After January’s snow and bitterly cold temperatures, many in the D.C. area are probably hoping Punxsutawney Phil doesn’t see his shadow on Groundhog Day this Wednesday.
The annual event, taking place Feb. 2, is seen as a quirky, albeit unscientific prediction of when spring will arrive. If the groundhog in Punxsutawney, Pennsylvania, emerges from his burrow at sunrise and sees his shadow, winter will be around for another six weeks. If the groundhog doesn’t see his shadow, spring will arrive early.
A group called the Groundhog Club handles the festivities — and Phil, who is snatched up into the waiting arms of its president.
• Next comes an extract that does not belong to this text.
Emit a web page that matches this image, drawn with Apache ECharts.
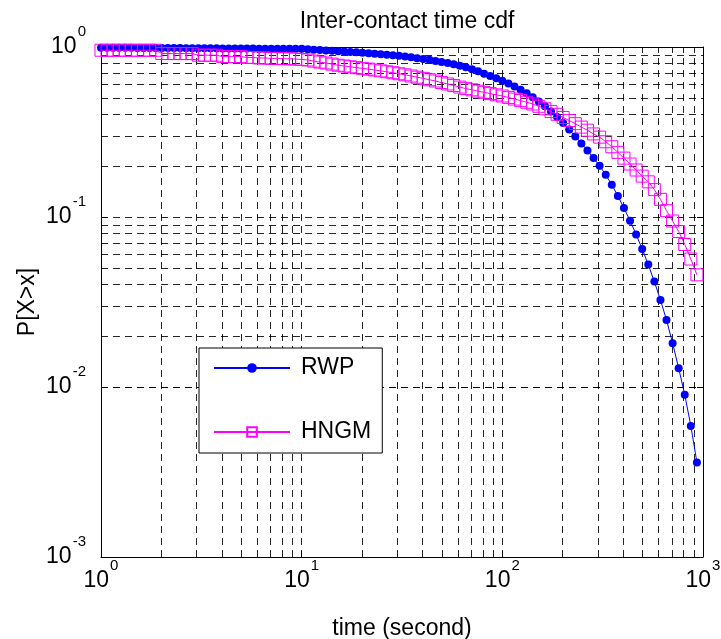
<!DOCTYPE html>
<html lang="en">
<head>
<meta charset="utf-8">
<title>Inter-contact time cdf</title>
<style>html,body{margin:0;padding:0;background:#fff;}</style>
</head>
<body>
<div id="main" style="width:721px;height:639px;"></div>
<script src="https://cdn.jsdelivr.net/npm/echarts@6.0.0/dist/echarts.min.js"></script>
<script>
// sample times (seconds), log spaced
var timeSec = [1, 1.072, 1.150, 1.233, 1.322, 1.417, 1.520, 1.630, 1.748, 1.874,
  2.009, 2.154, 2.310, 2.477, 2.656, 2.848, 3.054, 3.275, 3.511, 3.765,
  4.037, 4.329, 4.642, 4.977, 5.337, 5.722, 6.136, 6.579, 7.055, 7.565,
  8.111, 8.697, 9.326, 10.00, 10.72, 11.50, 12.33, 13.22, 14.17, 15.20,
  16.30, 17.48, 18.74, 20.09, 21.54, 23.10, 24.77, 26.56, 28.48, 30.54,
  32.75, 35.11, 37.65, 40.37, 43.29, 46.42, 49.77, 53.37, 57.22, 61.36,
  65.79, 70.55, 75.65, 81.11, 86.97, 93.26, 100.0, 107.2, 115.0, 123.3,
  132.2, 141.7, 152.0, 163.0, 174.8, 187.4, 200.9, 215.4, 231.0, 247.7,
  265.6, 284.8, 305.4, 327.5, 351.1, 376.5, 403.7, 432.9, 464.2, 497.7,
  533.7, 572.2, 613.6, 657.9, 705.5, 756.5, 811.1, 869.7, 932.6];

// P[X>x] for RWP
var rwp = [0.990, 0.990, 0.990, 0.989, 0.989, 0.989, 0.988, 0.988, 0.988, 0.987,
  0.986, 0.986, 0.985, 0.985, 0.984, 0.984, 0.983, 0.983, 0.982, 0.982,
  0.981, 0.981, 0.980, 0.980, 0.979, 0.979, 0.978, 0.978, 0.977, 0.977,
  0.977, 0.976, 0.976, 0.975, 0.971, 0.965, 0.960, 0.955, 0.950, 0.945,
  0.940, 0.935, 0.930, 0.925, 0.918, 0.912, 0.906, 0.900, 0.894, 0.888,
  0.878, 0.869, 0.859, 0.850, 0.840, 0.828, 0.816, 0.804, 0.791, 0.776,
  0.759, 0.740, 0.719, 0.697, 0.675, 0.655, 0.633, 0.610, 0.586, 0.561,
  0.535, 0.507, 0.478, 0.448, 0.417, 0.387, 0.357, 0.327, 0.298, 0.271,
  0.246, 0.222, 0.200, 0.177, 0.155, 0.133, 0.113, 0.0951, 0.0789, 0.0648,
  0.0525, 0.0417, 0.0325, 0.0248, 0.0181, 0.0129, 0.0090, 0.0059, 0.0036];

// P[X>x] for HNGM
var hngm = [0.957, 0.957, 0.957, 0.957, 0.957, 0.957, 0.957, 0.957, 0.957, 0.957,
  0.915, 0.915, 0.915, 0.915, 0.915, 0.915, 0.895, 0.895, 0.895, 0.895,
  0.878, 0.878, 0.878, 0.878, 0.868, 0.868, 0.862, 0.862, 0.857, 0.857,
  0.853, 0.853, 0.849, 0.845, 0.839, 0.826, 0.815, 0.805, 0.793, 0.781,
  0.773, 0.765, 0.756, 0.749, 0.741, 0.732, 0.724, 0.715, 0.706, 0.696,
  0.686, 0.675, 0.664, 0.654, 0.642, 0.631, 0.618, 0.606, 0.594, 0.581,
  0.569, 0.560, 0.550, 0.541, 0.532, 0.523, 0.515, 0.505, 0.494, 0.484,
  0.473, 0.462, 0.448, 0.433, 0.417, 0.402, 0.385, 0.369, 0.354, 0.338,
  0.324, 0.308, 0.295, 0.277, 0.259, 0.240, 0.222, 0.205, 0.189, 0.174,
  0.161, 0.145, 0.127, 0.109, 0.0947, 0.0822, 0.0689, 0.0566, 0.0457];

// grid line positions (major + minor)
var xGridVals = [2, 3, 4, 5, 6, 7, 8, 9, 10, 20, 30, 40, 50, 60, 70, 80, 90,
  100, 200, 300, 400, 500, 600, 700, 800, 900];
var yGridVals = [0.002, 0.003, 0.004, 0.005, 0.006, 0.007, 0.008, 0.009, 0.01,
  0.02, 0.03, 0.04, 0.05, 0.06, 0.07, 0.08, 0.09, 0.1,
  0.2, 0.3, 0.4, 0.5, 0.6, 0.7, 0.8, 0.9];

var FONT = 'Liberation Sans';
var chart = echarts.init(document.getElementById('main'));

// 10^n labels, exponent raised with bottom padding
function powLabel(v) {
  var e = Math.round(Math.log10(v));
  return '{b|10}{s|' + e + '}';
}
var richPow = {
  b: {fontSize: 23, fontFamily: FONT, color: '#000', lineHeight: 24},
  s: {fontSize: 15, fontFamily: FONT, color: '#000', lineHeight: 15, padding: [0, 0, 30, 1]}
};

var gridLines = [];
xGridVals.forEach(function (v) { gridLines.push({xAxis: v}); });
yGridVals.forEach(function (v) { gridLines.push({yAxis: v}); });

var option = {
  animation: false,
  backgroundColor: '#fff',
  title: {
    text: 'Inter-contact time cdf',
    left: 402,
    textAlign: 'center',
    top: 5,
    textStyle: {fontFamily: FONT, fontSize: 23, fontWeight: 'normal', color: '#000'}
  },
  grid: {left: 101, right: 18, top: 47, bottom: 82, containLabel: false, outerBoundsMode: 'none'},
  legend: {
    data: ['RWP', 'HNGM'],
    orient: 'vertical',
    left: 199,
    top: 348,
    padding: [6, 11, 7, 14],
    itemGap: 36,
    itemWidth: 76,
    itemHeight: 12,
    borderColor: '#000',
    borderWidth: 1,
    backgroundColor: '#fff',
    selectedMode: false,
    textStyle: {fontFamily: FONT, fontSize: 23, color: '#000', lineHeight: 28, padding: [0, 0, 0, 6]}
  },
  xAxis: [{
    type: 'log', logBase: 10, min: 1, max: 1000,
    name: 'time (second)', nameLocation: 'middle', nameGap: 60,
    nameTextStyle: {fontFamily: FONT, fontSize: 23, color: '#000'},
    axisLine: {lineStyle: {color: '#000', width: 1}},
    axisTick: {inside: true, length: 6, lineStyle: {color: '#000'}},
    axisLabel: {margin: 12, formatter: powLabel, rich: richPow},
    splitLine: {show: false}
  }, {
    type: 'log', logBase: 10, min: 1, max: 1000, position: 'top',
    axisLine: {lineStyle: {color: '#000', width: 1}},
    axisTick: {inside: true, length: 6, lineStyle: {color: '#000'}},
    axisLabel: {show: false},
    splitLine: {show: false}
  }],
  yAxis: [{
    type: 'log', logBase: 10, min: 0.001, max: 1,
    name: 'P[X>x]', nameLocation: 'middle', nameGap: 62, nameMoveOverlap: false,
    nameTextStyle: {fontFamily: FONT, fontSize: 23, color: '#000'},
    axisLine: {show: true, lineStyle: {color: '#000', width: 1}},
    axisTick: {show: true, inside: true, length: 6, lineStyle: {color: '#000'}},
    axisLabel: {margin: 15, formatter: powLabel, rich: richPow},
    splitLine: {show: false}
  }, {
    type: 'log', logBase: 10, min: 0.001, max: 1, position: 'right',
    axisLine: {show: true, lineStyle: {color: '#000', width: 1}},
    axisTick: {show: true, inside: true, length: 6, lineStyle: {color: '#000'}},
    axisLabel: {show: false},
    splitLine: {show: false}
  }],
  series: [{
    name: 'RWP',
    type: 'line',
    z: 3,
    data: timeSec.map(function (t, i) { return [t, rwp[i]]; }),
    symbol: 'circle',
    symbolSize: 8,
    color: '#0000ff',
    itemStyle: {color: '#0000ff'},
    lineStyle: {color: '#0000ff', width: 1},
    markLine: {
      silent: true,
      z: 1,
      symbol: ['none', 'none'],
      label: {show: false},
      emphasis: {disabled: true},
      lineStyle: {color: '#000', width: 1, type: [7, 5], opacity: 0.85},
      data: gridLines
    }
  }, {
    name: 'HNGM',
    type: 'line',
    z: 4,
    data: timeSec.map(function (t, i) { return [t, hngm[i]]; }),
    symbol: 'rect',
    symbolSize: 12,
    color: '#ff00ff',
    itemStyle: {color: 'rgba(255,255,255,0)', borderColor: '#ff00ff', borderWidth: 1},
    lineStyle: {color: '#ff00ff', width: 1}
  }]
};
chart.setOption(option);
</script>
</body>
</html>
According to the club, after seeing or not seeing his shadow, Phil then reveals his secret in “Groundhogese,” a language only understood by the president, who then translates Phil’s prediction to the world.
There is even a local iteration of Punxsutawney Phil in the form of Potomac Phil, although unlike his living, furry Pennsylvania compatriot, Potomac Phil is a stuffed groundhog who makes his weather proclamation in front of D.C.’s Dupont Circle fountain. According to his Twitter account, he is “Washington’s most famous marmot” — a “humble, unflinching prognosticator.”
Various states also celebrate with their own groundhogs. While the groundhogs are usually given manly names, in 2020, New York’s Staten Island Chuck was actually a female groundhog named Charlotte. She didn’t enjoy a good fate, however: Former New York Mayor Bill de Blasio accidentally dropped her, and she died a week later.
Given that the shy mammal probably doesn’t relish the limelight — or being dropped — the animal rights group PETA has suggested creating a robotic Phil that acts like a groundhog, but, because he’s powered by artificial intelligence, can more accurately gauge the weather. No word on whether the Groundhog Club will ever ditch the tradition and go high-tech.
While Groundhog Day is a distinctly American tradition, it has international roots. Legend has it that it was brought over from German immigrants who settled in Pennsylvania in the 1700s. It appears to have stemmed from Candlemas Day, a Christian holiday celebrated in Europe on Feb. 2 — between the winter solstice and spring equinox.
It wasn’t until the late 1800s that stalking a groundhog for his prophetic powers became a thing in rural Pennsylvania. But the revelry was brief for the groundhogs, which were eaten for dinner afterward.
Groundhogs are no longer on the menu, and today Punxsutawney Phil draws mobs of onlookers and cameras as he’s hoisted up by his top-hatted handlers, like the iconic scene from “The Lion King.”
Punxsutawney Phil’s own fame skyrocketed with the 1993 film “Groundhog Day,” in which Bill Murray’s character finds himself stuck in a small town, experiencing the same day over and over again. After the film came out, crowds swelled as thousands made the trek to Gobbler’s Knob in Punxsutawney to watch the annual spectacle.
While the film popularized Groundhog Day, the groundhog itself isn’t all that popular with everyone. It’s a rodent — a cute one, but a rodent nonetheless — that belongs to a group of large ground squirrels known as marmots. Groundhogs, which weigh about 20 pounds, are excellent burrowers and feast on commonly grown vegetables, making them a nuisance to farmers and gardeners.
They’re also pretty lousy weather forecasters. According to the National Oceanic and Atmospheric Administration, on average, Phil has gotten his prediction right 40% of the time over the past 10 years. Even his first prediction in 1887 only got it right for some regions and not for others. So, basically you could toss a coin and have about the same odds.
Then again, groundhogs aren’t emerging from their dens to predict the weather. They’re coming out of hibernation to mate. Other than finding a mate in the spring, though, groundhogs are solitary creatures. When autumn rolls back around, they build winter burrows that can have multiple exits and chambers, according to the National Geographic, which notes that groundhogs are “true hibernators,” going into a dormant state that causes their body temperature and heart rate to plummet.
Punxsutawney Phil also goes into a deep sleep, although he does it in his own temperature-controlled human-made burrow — befitting his outsize mythical reputation.
And unlike his commoner brethren that go by nicknames like woodchuck and whistlepig, Punxsutawney Phil boasts a much grander title. His full name? Punxsutawney Phil, Seer of Seers, Sage of Sages, Prognosticator of Prognosticators, and Weather Prophet Extraordinary.